I don't think we do because we use the ALT_{SMP,UP} for TTB settings and
we have the smp-on-up fixup running before __v7_setup.

> > >    - The SCU must be enabled
> > 
> > Again, could the firmware do this?
> 
> See above. If the kernel does it for SMP cases, why wouldn't it do it
> also for !SMP I/O coherent cases?

The I/O coherency is an SoC property rather than an ARM architecture
property. I want to separate the two so that the kernel can boot a
significant part assuming sane architecture settings. Once you have DT
available and start loading device drivers, you are in the SoC realm and
you can do whatever initialisation for buses, interconnects, but not
going back to change architected settings.

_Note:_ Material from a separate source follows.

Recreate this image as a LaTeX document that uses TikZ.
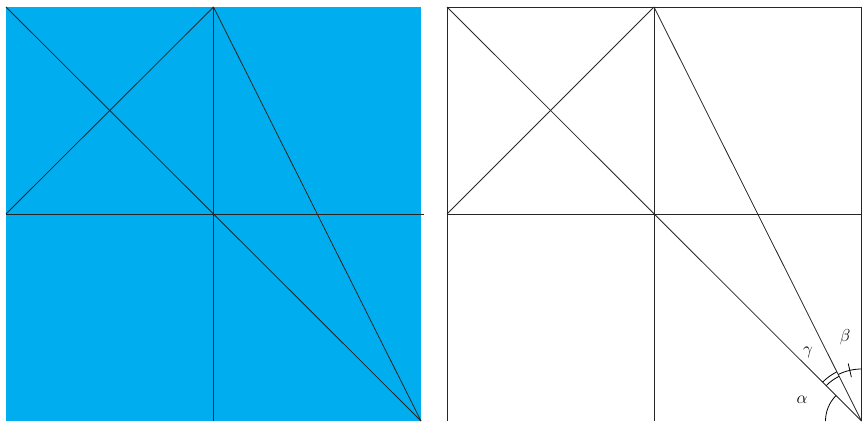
\documentclass[tikz,border=0pt]{standalone}
\definecolor{sqblue}{HTML}{00AEEF}
\begin{document}
\begin{tikzpicture}[x=1pt,y=1pt,
  ln/.style={draw=black!85, line width=0.8pt},
  mk/.style={draw=black, line width=0.8pt},
  lab/.style={font=\LARGE, inner sep=0pt}]
\useasboundingbox (0,0) rectangle (862,421);
% left square
\fill[sqblue] (6,0) rectangle (421,414);
\coordinate (A) at (6,414);
\coordinate (B) at (213.5,414);
\coordinate (D) at (6,207);
\coordinate (E) at (213.5,207);
\coordinate (Fx) at (424,207);
\coordinate (H) at (213.5,0);
\coordinate (I) at (421,0);
\draw[ln] (D) -- (Fx);
\draw[ln] (B) -- (H);
\draw[ln] (A) -- (I);
\draw[ln] (D) -- (B);
\draw[ln] (B) -- (I);
% right square
\coordinate (rA) at (447,414);
\coordinate (rB) at (654,414);
\coordinate (rC) at (861.5,414);
\coordinate (rD) at (447,207);
\coordinate (rF) at (861.5,207);
\coordinate (rG) at (447,0);
\coordinate (rH) at (654,0);
\coordinate (rI) at (861.5,0);
\draw[ln] (rG) -- (rA) -- (rC) -- (rI);
\draw[ln] (rD) -- (rF);
\draw[ln] (rB) -- (rH);
\draw[ln] (rA) -- (rI);
\draw[ln] (rD) -- (rB);
\draw[ln] (rB) -- (rI);
% angle marks
\draw[mk] ([shift={(135:36)}]rI) arc[start angle=135, end angle=180, radius=36];
\draw[mk] ([shift={(116.57:50)}]rI) arc[start angle=116.57, end angle=135, radius=50];
\draw[mk] ([shift={(116.57:55)}]rI) arc[start angle=116.57, end angle=135, radius=55];
\draw[mk] ([shift={(90:52)}]rI) arc[start angle=90, end angle=116.57, radius=52];
\draw[mk] ([shift={(103:45)}]rI) -- ([shift={(103:59)}]rI);
\node[lab] (ga) at (808,69) {$\gamma$};
\node[lab] (be) at (845,84) {$\beta$};
\node[lab] (al) at (802,21) {$\alpha$};
\end{tikzpicture}
\end{document}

> It's either it's *always* done by the
> bootloader and we completely remove the SCU enabling code in the
> kernel, and add to the ARM boot protocol that enabling the SCU is the
> responsibility of the bootloader, or the kernel does the SCU enabling
> in all situations.

I'm always for the former (and that's the case for arm64), though for
some older boards it's too late to change.